Saturday, November 07, 2009

Book world unveiled at Palace Grounds

Book world unveiled at Palace Grounds

Rastrakavi Shivarudrappa (centre) visiting the stalls after inaugurating the Bangalore Book Festival in Bangalore on Friday.

Express News ServiceFirst Published : 07 Nov 2009 03:32:06 AM ISTLast Updated : 07 Nov 2009 09:02:41 AM IST
BANGALORE: You name it, they have it. Bangalore Book Festival is back, catering to all sections of readers. The seventh edition of the festival organised by the Bangalore Book Sellers and Publishers Association, in association with Klub Class, was inaugurated by Rashtrakavi GS Shivarudrappa on Friday at Palace Grounds.
There are lakhs of books in over 350 stalls, with a variety of books in Kannada, English, Tamil and other Indian languages.
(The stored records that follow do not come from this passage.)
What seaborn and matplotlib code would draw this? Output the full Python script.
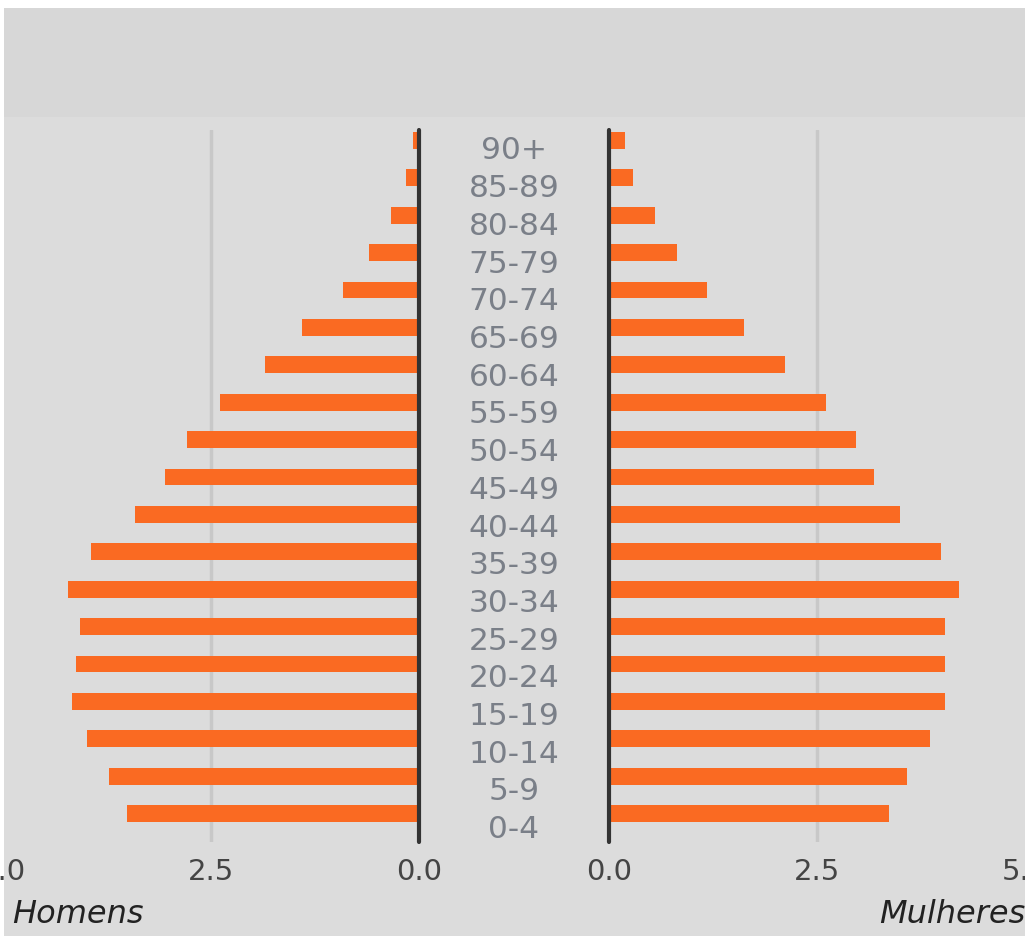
import matplotlib
matplotlib.use("Agg")
import matplotlib.pyplot as plt
from matplotlib.patches import Rectangle
import pandas as pd
import seaborn as sns

# age groups, top of the pyramid first
age_groups = ["90+", "85-89", "80-84", "75-79", "70-74", "65-69", "60-64",
              "55-59", "50-54", "45-49", "40-44", "35-39", "30-34", "25-29",
              "20-24", "15-19", "10-14", "5-9", "0-4"]
homens = [0.07, 0.16, 0.34, 0.60, 0.91, 1.41, 1.85, 2.39, 2.79, 3.05, 3.41,
          3.94, 4.22, 4.08, 4.12, 4.17, 3.99, 3.73, 3.51]
mulheres = [0.19, 0.29, 0.55, 0.82, 1.18, 1.62, 2.12, 2.61, 2.97, 3.19, 3.50,
            3.99, 4.21, 4.04, 4.04, 4.04, 3.86, 3.58, 3.37]
x_ticks = [0, 2.5, 5.0]

BG = "#dcdcdc"
BAND = "#d7d7d7"
BAR = "#fa6a22"
ZERO = "#333333"
GRID = "#c8c8c8"

sns.set_style("white")
plt.rcParams["font.family"] = ["DejaVu Sans"]

W, H = 1025, 937
fig = plt.figure(figsize=(W / 100, H / 100), dpi=100)
fig.patch.set_facecolor("white")
# gray canvas, darker title band, thin white margin at top/left
fig.patches.append(Rectangle((4 / W, 0), 1, 1 - 9 / H, transform=fig.transFigure,
                             facecolor=BG, edgecolor="none", zorder=-2))
fig.patches.append(Rectangle((4 / W, 1 - 118 / H), 1, (118 - 9) / H,
                             transform=fig.transFigure, facecolor=BAND,
                             edgecolor="none", zorder=-1))

top, bottom = 131, 843
ax_b = 1 - bottom / H
ax_h = (bottom - top) / H
ax_l = fig.add_axes([3 / W, ax_b, 416 / W, ax_h])
ax_r = fig.add_axes([609 / W, ax_b, 416 / W, ax_h])
ax_m = fig.add_axes([419 / W, ax_b, 190 / W, ax_h])

df_h = pd.DataFrame({"idade": age_groups, "valor": homens})
df_m = pd.DataFrame({"idade": age_groups, "valor": mulheres})

for ax, df in [(ax_l, df_h), (ax_r, df_m)]:
    ax.set_facecolor("none")
    sns.barplot(data=df, x="valor", y="idade", orient="h", order=age_groups,
                color=BAR, saturation=1, width=0.45, linewidth=0, ax=ax)
    ax.axvline(2.5, color=GRID, lw=2.5, zorder=0)
    ax.axvline(0, color=ZERO, lw=3, zorder=3, clip_on=False)
    ax.set_ylim(18.76, -0.28)
    ax.set_xticks(x_ticks)
    ax.set_xticklabels(["0.0", "2.5", "5.0"])
    ax.tick_params(axis="x", length=0, pad=11, labelsize=21, labelcolor="#444444")
    ax.set_yticks([])
    ax.set_xlabel("")
    ax.set_ylabel("")
    for s in ax.spines.values():
        s.set_visible(False)

ax_l.set_xlim(5, 0)
ax_r.set_xlim(0, 5)

# age labels in the middle column
ax_m.set_xlim(0, 1)
ax_m.set_ylim(18.355, -0.53)
ax_m.axis("off")
for i, lab in enumerate(age_groups):
    ax_m.text(0.5, i, lab, ha="center", va="center", fontsize=22.5,
              color="#7a7f88")

fig.text(12 / W, 1 - 915 / H, "Homens", ha="left", va="center",
         fontsize=23, style="italic", color="#222222")
fig.text(1025 / W, 1 - 915 / H, "Mulheres", ha="right", va="center",
         fontsize=23, style="italic", color="#222222")

fig.savefig("out.png", dpi=100, facecolor=fig.get_facecolor())
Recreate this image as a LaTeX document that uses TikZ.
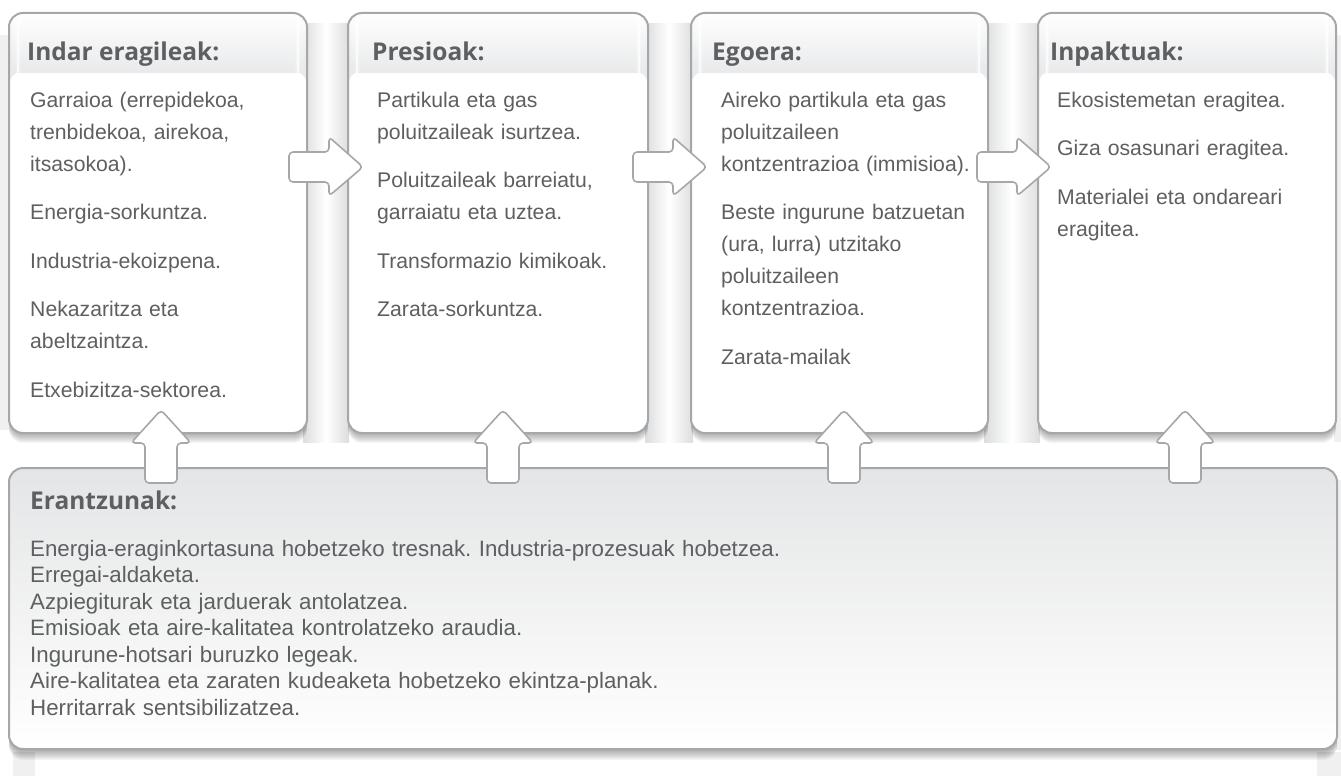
\documentclass[tikz,border=0pt]{standalone}
\usepackage{fontspec}
\setmainfont{Liberation Sans}
\newfontfamily\titlefont{Open Sans}
\usetikzlibrary{calc}
\definecolor{bordergray}{HTML}{A5A7AA}
\definecolor{txtc}{HTML}{5E5F61}
\definecolor{ttlc}{HTML}{5E5F62}
\definecolor{hdr}{HTML}{E9EAEB}
\definecolor{botc}{HTML}{E4E5E6}
\definecolor{pil}{HTML}{DCDDDE}
\definecolor{pillight}{HTML}{F0F0F1}
\frenchspacing
\begin{document}
\begin{tikzpicture}[x=1pt,y=-1pt,
  box/.style={draw=bordergray, line width=2pt, rounded corners=14pt, fill=white, inner sep=0pt, anchor=north west},
  hdrbox/.style={box, path picture={
     \foreach \i in {0,...,29} {
       \pgfmathsetmacro{\pc}{100-3.4*\i}
       \fill[white!\pc!hdr] ([yshift=-2*\i pt]path picture bounding box.north west) rectangle ([yshift=-2*\i pt-2.2pt]path picture bounding box.north east);
     }}},
  ttl/.style={anchor=base west, inner sep=0pt, text=ttlc, font=\titlefont\bfseries\fontsize{24.5}{24.5}\selectfont},
  body/.style={anchor=base west, inner sep=0pt, text=txtc, text width=300pt, align=left, font=\fontsize{21.2}{32}\selectfont\frenchspacing},
  bodyb/.style={body, text width=1000pt, font=\fontsize{22.3}{26.5}\selectfont\frenchspacing},
  arr/.style={draw=bordergray, line width=1.6pt, fill=white, rounded corners=4pt, line join=round}]

\useasboundingbox (0,0) rectangle (1341,776);

% background pillars
\foreach \a/\b in {303/349, 645/693, 984/1040} {
  \shade[left color=pil, right color=pil, middle color=white] (\a,24) rectangle (\b,442);
}
\fill[pillight] (0,35) rectangle (9,430);
\fill[pillight] (1334,35) rectangle (1341,442);
\fill[pillight] (1336,480) rectangle (1341,750);
\fill[pillight] (13,752) rectangle (35,776);
\fill[pillight] (1317,752) rectangle (1341,776);

% shadows
\foreach \x/\w in {8/298, 347/300, 690/297, 1037/298} {
  \foreach \k in {1,...,11} {
    \fill[black, opacity=0.035, rounded corners=14pt] (\x+1,12+\k) rectangle (\x+\w+1,432+\k);
  }
}
\foreach \k in {1,...,12} {
  \fill[black, opacity=0.035, rounded corners=14pt] (9,467+\k) rectangle (1337,748+\k);
}

% boxes
\node[hdrbox, minimum width=298pt, minimum height=420pt] (b1) at (8,12) {};
\node[hdrbox, minimum width=300pt, minimum height=420pt] (b2) at (347,12) {};
\node[hdrbox, minimum width=297pt, minimum height=420pt] (b3) at (690,12) {};
\node[hdrbox, minimum width=298pt, minimum height=420pt] (b4) at (1037,12) {};
\node[box, top color=botc, bottom color=white, minimum width=1328pt, minimum height=281pt] (bb) at (8,467) {};

% right arrows
\foreach \n/\xl in {r1/289, r2/633, r3/977} {
  \coordinate (\n) at (\xl,167);
  \draw[arr] (\n) -- ++(0,-15) -- ++(40,0) -- ++(0,-15) -- ++(34,30) -- ++(-34,29) -- ++(0,-14) -- ++(-40,0) -- cycle;
}
% up arrows
\foreach \n/\cx in {u1/161, u2/503, u3/844, u4/1185} {
  \coordinate (\n) at (\cx,483);
  \draw[arr] (\n) -- ++(-16,0) -- ++(0,-40) -- ++(-14,0) -- ++(30,-33) -- ++(30,33) -- ++(-14,0) -- ++(0,40) -- cycle;
}

% titles
\node[ttl] (t1) at (27,60) {Indar eragileak:};
\node[ttl] (t2) at (372,60) {Presioak:};
\node[ttl] (t3) at (712,60) {Egoera:};
\node[ttl] (t4) at (1050,60) {Inpaktuak:};
\node[ttl] (t5) at (30,509) {Erantzunak:};

% body texts
\node[body] (x1) at (30,107) {Garraioa (errepidekoa,\\ trenbidekoa, airekoa,\\ itsasokoa).\\[16.5pt]
Energia-sorkuntza.\\[16.5pt]
Industria-ekoizpena.\\[16.5pt]
Nekazaritza eta\\ abeltzaintza.\\[16.5pt]
Etxebizitza-sektorea.};
\node[body] (x2) at (377,107) {Partikula eta gas\\ poluitzaileak isurtzea.\\[16.5pt]
Poluitzaileak barreiatu,\\ garraiatu eta uztea.\\[16.5pt]
Transformazio kimikoak.\\[16.5pt]
Zarata-sorkuntza.};
\node[body] (x3) at (721,107) {Aireko partikula eta gas\\ poluitzaileen\\ kontzentrazioa (immisioa).\\[16.5pt]
Beste ingurune batzuetan\\ (ura, lurra) utzitako\\ poluitzaileen\\ kontzentrazioa.\\[16.5pt]
Zarata-mailak};
\node[body] (x4) at (1057,107) {Ekosistemetan eragitea.\\[16.5pt]
Giza osasunari eragitea.\\[16.5pt]
Materialei eta ondareari\\ eragitea.};
\node[bodyb] (x5) at (30,556) {Energia-eraginkortasuna hobetzeko tresnak. Industria-prozesuak hobetzea.\\
Erregai-aldaketa.\\
Azpiegiturak eta jarduerak antolatzea.\\
Emisioak eta aire-kalitatea kontrolatzeko araudia.\\
Ingurune-hotsari buruzko legeak.\\
Aire-kalitatea eta zaraten kudeaketa hobetzeko ekintza-planak.\\
Herritarrak sentsibilizatzea.};
\end{tikzpicture}
\end{document}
There are specialised stalls on Kannada classics, folk tales, Indian epics, software engineering, meditation, health, animation and for women and children. Besides, there are electronic gadget accessories, CDs and DVDs at the stalls. More than 200 book sellers and publishers from different parts of India, along with multinational publishing companies are participating. Many of these books are available on discount.
Over two lakh people are expected to visit the fair and a turnover of about Rs 15 crore is expected, says BS Raghuram, programme director.
● Nov 7: Ballet by students of Ramana Maharshi School for the Blind ● Nov 8: Poet’s meet ● Nov 9: Magic show by Kadaba Srinivas ● Nov 10: Clarionet music by Narasimhalu Vadavatti ● Nov 11: Play by Karnataka Nataka Academy troupe ● Nov 12: Light music ● Nov 13: Carnatic music ● Nov 14: Humour fest
BANGALORE: Rashtrakavi GS Shivarudrappa said that Kannada should be made compulsory in education. He was speaking after inaugurating the seventh edition of Bangalore Book Festival on Friday. GSS said people had a blind love towards English. Hence, they read less Kannada books.
“If Kannada is made a must in education, the number of readers of Kannada books will increase,” he said. He said there were writers emerging from all sections of society, which was a good sign.
The poet said it was believed that with the anvil of the electronic media, the number of book readers would go down. “But, it has not affected the book lovers,” he said.
Secretary to Department of Kannada and Culture Jayaramaraje Urs, said there was a section of society which wanted to read good books.